Bertha of Savoy was a daughter of Count Otto I of Savoy (also called Eudes or Odo; c. 1023 – c. 1057/1060) and his wife Adelaide of Susa (c. 1014/1020 – 1091) from the Arduinici noble family. She thereby was the sister of Count Peter I of Savoy (d. 1078), Count Amadeus II of Savoy (d. 1080), and Adelaide (d. 1079), consort of the German anti-king Rudolf of Rheinfelden. Her maternal grandparents were Margrave Ulric Manfred II of Turin and Bertha of Milan.
Still during the lifetime of Emperor Henry III, Bertha at the age of four was betrothed to Henry III's son, Henry IV (aged five) on 25 December 1055 in Zürich. Bertha was raised in Germany thereafter. When she was fifteen, Bertha was crowned queen in Würzburg in June 1066 and married Henry on 13 July 1066 at the Königspfalz of Trebur.

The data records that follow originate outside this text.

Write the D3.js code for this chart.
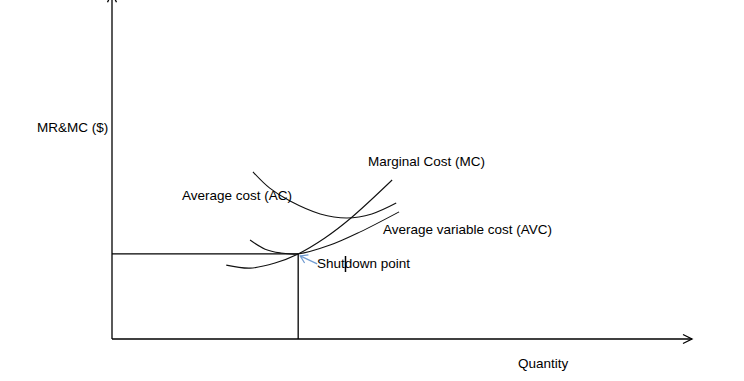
<!DOCTYPE html>
<meta charset="utf-8">
<style>
body { margin: 0; background: #fff; }
svg { display: block; }
.axis, .guide { stroke: #000; stroke-width: 1.3; fill: none; }
.curve { stroke: #111; stroke-width: 1.1; fill: none; }
.lbl { font-family: 'Liberation Sans', Arial, sans-serif; font-size: 13.5px; fill: #000; }
#arrowhead polyline { fill: none; stroke: #000; stroke-width: 1.3; }
#bluehead polyline { fill: none; stroke: #6f9ad0; stroke-width: 1.2; }
</style>
<body>
<div id="chart"></div>
<script src="https://cdn.jsdelivr.net/npm/d3@7"></script>
<script>
// quantity (0-100) vs cost (0-100)
var acCurve  = [[24.3,49.3],[27.2,44.5],[30.7,40.7],[35.9,36.9],[40.5,35.7],[44.8,36.9],[49.0,40.1]];
var avcCurve = [[23.8,29.2],[26.4,26.5],[29.0,25.4],[32.1,25.1],[37.6,27.7],[42.8,31.6],[49.5,37.5]];
var mcCurve  = [[19.7,21.8],[23.8,20.9],[28.1,22.4],[32.1,25.1],[36.7,29.8],[41.2,35.7],[48.3,46.9]];
var shutdown = [32.1, 25.1];

var axisLabels = ['MR&MC ($)', 'Quantity'];
var curveLabels = ['Marginal Cost (MC)', 'Average cost (AC)', 'Average variable cost (AVC)', 'Shutdown point'];

var width = 744, height = 381;

var svg = d3.select('#chart')
  .append('svg')
  .attr('width', width)
  .attr('height', height);

var x = d3.scaleLinear().domain([0, 100]).range([112, 692]);
var y = d3.scaleLinear().domain([0, 100]).range([339, 0]);

var defs = svg.append('defs');
defs.append('marker')
    .attr('id', 'arrowhead')
    .attr('viewBox', '-12 -8 14 16')
    .attr('refX', 0).attr('refY', 0)
    .attr('markerWidth', 14).attr('markerHeight', 16)
    .attr('markerUnits', 'userSpaceOnUse')
    .attr('orient', 'auto')
  .append('polyline')
    .attr('points', '-9,-4.5 0,0 -9,4.5');

defs.append('marker')
    .attr('id', 'bluehead')
    .attr('viewBox', '-10 -7 12 14')
    .attr('refX', 0).attr('refY', 0)
    .attr('markerWidth', 12).attr('markerHeight', 14)
    .attr('markerUnits', 'userSpaceOnUse')
    .attr('orient', 'auto')
  .append('polyline')
    .attr('points', '-7,-4.5 0,0 -7,4.5');

// axes
svg.append('line').attr('class', 'axis')
  .attr('x1', x(0)).attr('y1', y(0))
  .attr('x2', x(0)).attr('y2', y(102))
  .attr('marker-end', 'url(#arrowhead)');

svg.append('line').attr('class', 'axis')
  .attr('x1', x(0)).attr('y1', y(0))
  .attr('x2', x(100)).attr('y2', y(0))
  .attr('marker-end', 'url(#arrowhead)');

// shutdown guides
svg.append('line').attr('class', 'guide')
  .attr('x1', x(0)).attr('y1', y(shutdown[1]))
  .attr('x2', x(shutdown[0])).attr('y2', y(shutdown[1]));
svg.append('line').attr('class', 'guide')
  .attr('x1', x(shutdown[0])).attr('y1', y(shutdown[1]))
  .attr('x2', x(shutdown[0])).attr('y2', y(0));

var line = d3.line()
  .x(function(d) { return x(d[0]); })
  .y(function(d) { return y(d[1]); })
  .curve(d3.curveCatmullRom);

[acCurve, avcCurve, mcCurve].forEach(function(c) {
  svg.append('path').attr('class', 'curve').datum(c).attr('d', line);
});

// blue pointer to shutdown point
svg.append('line')
  .attr('x1', x(shutdown[0]) + 19).attr('y1', y(shutdown[1]) + 10)
  .attr('x2', x(shutdown[0]) + 2).attr('y2', y(shutdown[1]) + 2)
  .attr('stroke', '#6f9ad0').attr('stroke-width', 1.2)
  .attr('marker-end', 'url(#bluehead)');

// labels
svg.append('text').attr('class', 'lbl').attr('x', 37).attr('y', 132).text(axisLabels[0]);
svg.append('text').attr('class', 'lbl').attr('x', 518).attr('y', 368).text(axisLabels[1]);

svg.append('text').attr('class', 'lbl').attr('x', 368).attr('y', 166).text(curveLabels[0]);
svg.append('text').attr('class', 'lbl').attr('x', 182).attr('y', 200).text(curveLabels[1]);
svg.append('text').attr('class', 'lbl').attr('x', 383).attr('y', 234).text(curveLabels[2]);
svg.append('text').attr('class', 'lbl').attr('x', 317).attr('y', 268).text(curveLabels[3]);

// text cursor left in the screenshot
svg.append('line')
  .attr('x1', 345.5).attr('y1', 256).attr('x2', 345.5).attr('y2', 272)
  .attr('stroke', '#000').attr('stroke-width', 1.5);
</script>
</body>
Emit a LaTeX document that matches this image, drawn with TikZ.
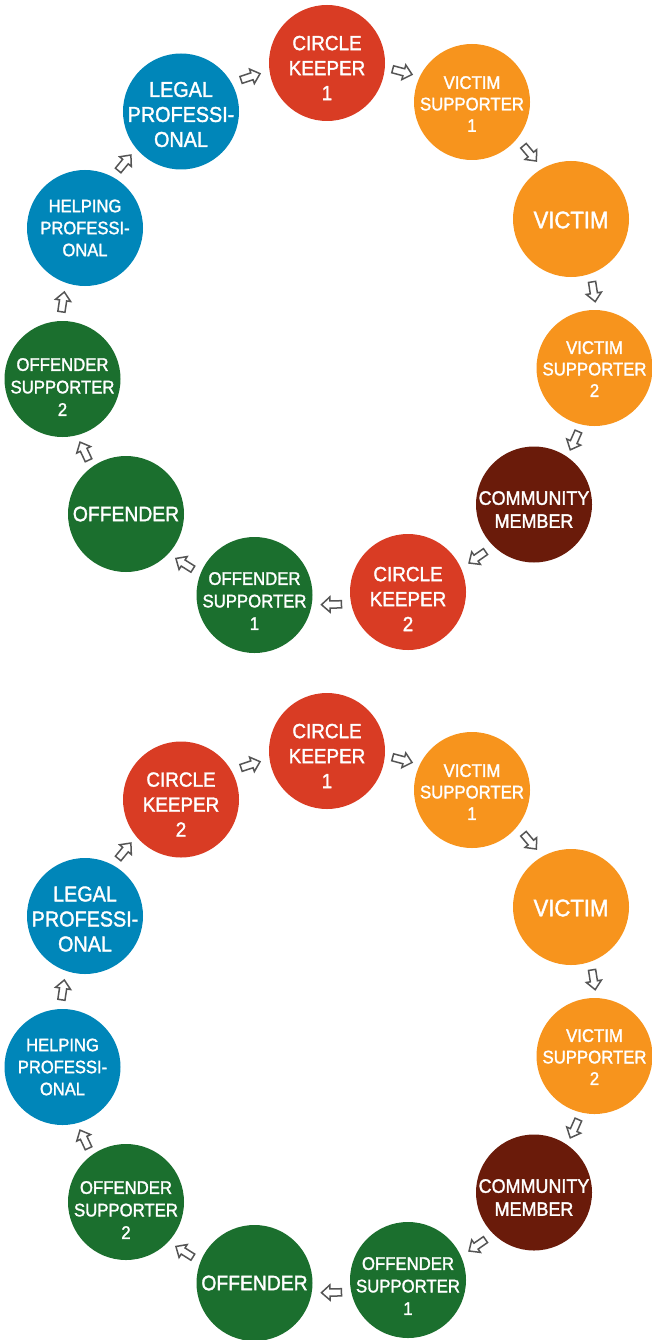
\documentclass[tikz,border=0pt]{standalone}
\usepackage{fontspec}
\setmainfont{Liberation Sans}[FakeStretch=0.92,FakeBold=1.6]
\usetikzlibrary{calc}
\definecolor{ckred}{HTML}{D93C24}
\definecolor{vorange}{HTML}{F7941D}
\definecolor{cmbrown}{HTML}{6A1B0A}
\definecolor{ogreen}{HTML}{1B6F2E}
\definecolor{pblue}{HTML}{0086B9}
\definecolor{arrgray}{HTML}{555555}
\tikzset{
  circbox/.style={circle, minimum size=116pt, inner sep=0pt},
  lbl/.style={text=white, align=center, inner sep=0pt},
  ckfont/.style={lbl, font=\fontsize{20.5}{25}\selectfont},
  vsfont/.style={lbl, font=\fontsize{18.2}{21.5}\selectfont},
  vicfont/.style={lbl, font=\fontsize{24}{28}\selectfont},
  cmfont/.style={lbl, font=\fontsize{19.5}{23}\selectfont},
  osfont/.style={lbl, font=\fontsize{18.2}{22.5}\selectfont},
  offfont/.style={lbl, font=\fontsize{21}{25}\selectfont},
  lpfont/.style={lbl, font=\fontsize{21.5}{25}\selectfont},
  hpfont/.style={lbl, font=\fontsize{18}{22}\selectfont},
  arrowline/.style={draw=arrgray, fill=white, line width=1.5pt, line join=miter},
  blockarr/.pic={
    \path[arrowline] (-10,-3.6) -- (1.5,-3.6) -- (1.5,-7.6) -- (10,0)
      -- (1.5,7.6) -- (1.5,3.6) -- (-10,3.6) -- cycle;
  },
}
% #1 colour, #2 name, #3 centre, #4 text style, #5 text drop, #6 text
\newcommand\circnode[6]{%
  \node[circbox, fill=#1] (#2) at (#3) {};
  \node[#4, yshift=-#5pt] (#2t) at (#2) {#6};}
\newcommand\flowarrow[2]{\path let \p1=(#1), \p2=(#2), \n1={atan2(\y2-\y1,\x2-\x1)} in
  ($(#1)!0.5!(#2)!11pt!90:(#2)$) pic[rotate=\n1] {blockarr};}
\begin{document}
\begin{tikzpicture}[x=1pt,y=-1pt]
\useasboundingbox (0,0) rectangle (652,1340);
\fill[white] (0,0) rectangle (652,1340);
% top cycle
\circnode{ckred}{a1}{327,63}{ckfont}{5}{CIRCLE\\KEEPER\\1}
\circnode{vorange}{a2}{472,102}{vsfont}{2}{VICTIM\\SUPPORTER\\1}
\circnode{vorange}{a3}{571,219}{vicfont}{1}{VICTIM}
\circnode{vorange}{a4}{594.5,368}{vsfont}{1}{VICTIM\\SUPPORTER\\2}
\circnode{cmbrown}{a5}{534,504.5}{cmfont}{5}{COMMUNITY\\MEMBER}
\circnode{ckred}{a6}{408,592}{ckfont}{7}{CIRCLE\\KEEPER\\2}
\circnode{ogreen}{a7}{254.5,595}{osfont}{6}{OFFENDER\\SUPPORTER\\1}
\circnode{ogreen}{a8}{126,514}{offfont}{0}{OFFENDER}
\circnode{ogreen}{a9}{62.5,379}{osfont}{8}{OFFENDER\\SUPPORTER\\2}
\circnode{pblue}{a10}{85,228}{hpfont}{0}{HELPING\\PROFESSI-\\ONAL}
\circnode{pblue}{a11}{181,111.5}{lpfont}{3}{LEGAL\\PROFESSI-\\ONAL}
% bottom cycle
\circnode{ckred}{b1}{327,751}{ckfont}{5}{CIRCLE\\KEEPER\\1}
\circnode{vorange}{b2}{472,790}{vsfont}{2}{VICTIM\\SUPPORTER\\1}
\circnode{vorange}{b3}{571,907}{vicfont}{1}{VICTIM}
\circnode{vorange}{b4}{594.5,1056}{vsfont}{1}{VICTIM\\SUPPORTER\\2}
\circnode{cmbrown}{b5}{534,1192.5}{cmfont}{5}{COMMUNITY\\MEMBER}
\circnode{ogreen}{b6}{408,1280}{osfont}{6}{OFFENDER\\SUPPORTER\\1}
\circnode{ogreen}{b7}{254.5,1283}{offfont}{0}{OFFENDER}
\circnode{ogreen}{b8}{126,1202}{osfont}{8}{OFFENDER\\SUPPORTER\\2}
\circnode{pblue}{b9}{62.5,1067}{hpfont}{0}{HELPING\\PROFESSI-\\ONAL}
\circnode{pblue}{b10}{85,916}{lpfont}{3}{LEGAL\\PROFESSI-\\ONAL}
\circnode{ckred}{b11}{181,799.5}{ckfont}{5}{CIRCLE\\KEEPER\\2}
% arrows
\flowarrow{a1}{a2}\flowarrow{a2}{a3}\flowarrow{a3}{a4}\flowarrow{a4}{a5}
\flowarrow{a5}{a6}\flowarrow{a6}{a7}\flowarrow{a7}{a8}\flowarrow{a8}{a9}
\flowarrow{a9}{a10}\flowarrow{a10}{a11}\flowarrow{a11}{a1}
\flowarrow{b1}{b2}\flowarrow{b2}{b3}\flowarrow{b3}{b4}\flowarrow{b4}{b5}
\flowarrow{b5}{b6}\flowarrow{b6}{b7}\flowarrow{b7}{b8}\flowarrow{b8}{b9}
\flowarrow{b9}{b10}\flowarrow{b10}{b11}\flowarrow{b11}{b1}
\end{tikzpicture}
\end{document}
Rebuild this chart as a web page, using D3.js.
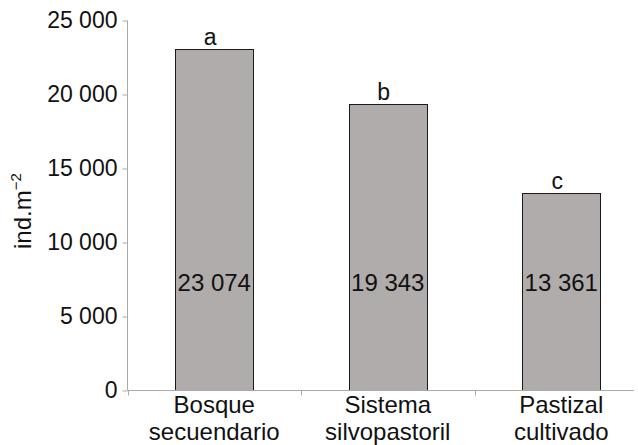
<!DOCTYPE html>
<html>
<head>
<meta charset="utf-8">
<script src="https://cdn.jsdelivr.net/npm/d3@7"></script>
<style>
  body { margin: 0; background: #fff; }
  svg text { font-family: "Liberation Sans", Arial, sans-serif; fill: #111; }
</style>
</head>
<body>
<svg id="chart" width="638" height="445"></svg>
<script>
// chart data
var categories = [["Bosque", "secuendario"], ["Sistema", "silvopastoril"], ["Pastizal", "cultivado"]];
var values = [23074, 19343, 13361];
var valueLabels = ["23 074", "19 343", "13 361"];
var groupLetters = ["a", "b", "c"];
var yTicks = [0, 5000, 10000, 15000, 20000, 25000];

var svg = d3.select('#chart');

var x = d3.scaleBand()
    .domain(d3.range(categories.length))
    .range([127.5, 648])
    .padding(0);

var y = d3.scaleLinear()
    .domain([0, 25000])
    .range([390.5, 20.5]);

var barW = 78;
var axisColor = '#aaaaaa';

// y axis
var yAxis = svg.append('g')
    .attr('transform', 'translate(127.5,0)')
    .call(d3.axisLeft(y)
        .tickValues(yTicks)
        .tickSize(5)
        .tickPadding(5)
        .tickFormat(function (d) { return d3.format(',')(d).replace(',', ' '); }));
yAxis.select('.domain').attr('stroke', axisColor).attr('d', 'M0,' + y(25000) + 'V' + y(0));
yAxis.selectAll('.tick line').attr('stroke', axisColor);
yAxis.selectAll('.tick text')
    .style('font-size', '23px')
    .attr('fill', '#111');

// boundary ticks under the x axis
svg.selectAll('line.bound')
    .data(d3.range(categories.length))
    .enter().append('line')
    .attr('class', 'bound')
    .attr('x1', function (d) { return Math.round(x(d)) + 0.5; })
    .attr('x2', function (d) { return Math.round(x(d)) + 0.5; })
    .attr('y1', y(0)).attr('y2', y(0) + 5)
    .attr('stroke', axisColor);

// bars
svg.selectAll('rect.bar')
    .data(values)
    .enter().append('rect')
    .attr('class', 'bar')
    .attr('x', function (d, i) { return Math.round(x(i) + x.bandwidth() / 2 - barW / 2) + 0.5; })
    .attr('y', function (d) { return Math.round(y(d)) + 0.5; })
    .attr('width', barW)
    .attr('height', function (d) { return y(0) - Math.round(y(d)) - 0.5; })
    .attr('fill', '#b0acab')
    .attr('stroke', '#1a1a1a')
    .attr('stroke-width', 1);

// baseline drawn over bar bottoms
svg.append('line')
    .attr('x1', 127.5).attr('x2', 634)
    .attr('y1', y(0)).attr('y2', y(0))
    .attr('stroke', axisColor);

// value labels inside bars
svg.selectAll('text.val')
    .data(valueLabels)
    .enter().append('text')
    .attr('class', 'val')
    .attr('x', function (d, i) { return x(i) + x.bandwidth() / 2; })
    .attr('y', 291)
    .attr('text-anchor', 'middle')
    .style('font-size', '24px')
    .text(function (d) { return d; });

// significance letters
svg.selectAll('text.letter')
    .data(groupLetters)
    .enter().append('text')
    .attr('class', 'letter')
    .attr('x', function (d, i) { return x(i) + x.bandwidth() / 2 - 4; })
    .attr('y', function (d, i) { return y(values[i]) - 4; })
    .attr('text-anchor', 'middle')
    .style('font-size', '23px')
    .text(function (d) { return d; });

// category labels
var catG = svg.selectAll('text.cat')
    .data(categories)
    .enter().append('text')
    .attr('class', 'cat')
    .attr('text-anchor', 'middle')
    .style('font-size', '24px');
catG.selectAll('tspan')
    .data(function (d, i) { return d.map(function (s) { return { s: s, i: i }; }); })
    .enter().append('tspan')
    .attr('x', function (d) { return x(d.i) + x.bandwidth() / 2; })
    .attr('y', function (d, j) { return 413 + j * 27; })
    .text(function (d) { return d.s; });

// y axis title
var yt = svg.append('text')
    .attr('transform', 'translate(31,249) rotate(-90)')
    .style('font-size', '24px');
yt.append('tspan').text('ind.m');
yt.append('tspan').attr('dy', -10).style('font-size', '15px').text('\u22122');
</script>
</body>
</html>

Although they had grown up together and Bertha was apparently a pretty young woman, the Saxon chronicler Bruno of Merseburg, an avowed opponent of Henry IV, reported on Henry's continual unfaithfulness: "He had two or three concubines at the same time, in addition [to his wife], yet he was not content. If he heard that someone had a young and pretty daughter or wife, he instructed that she be supplied to him by force. (...) His beautiful and noble wife Bertha (...) was in such a manner hated by him that he never saw her after the wedding any more than necessary, since he had not celebrated the wedding out of free will."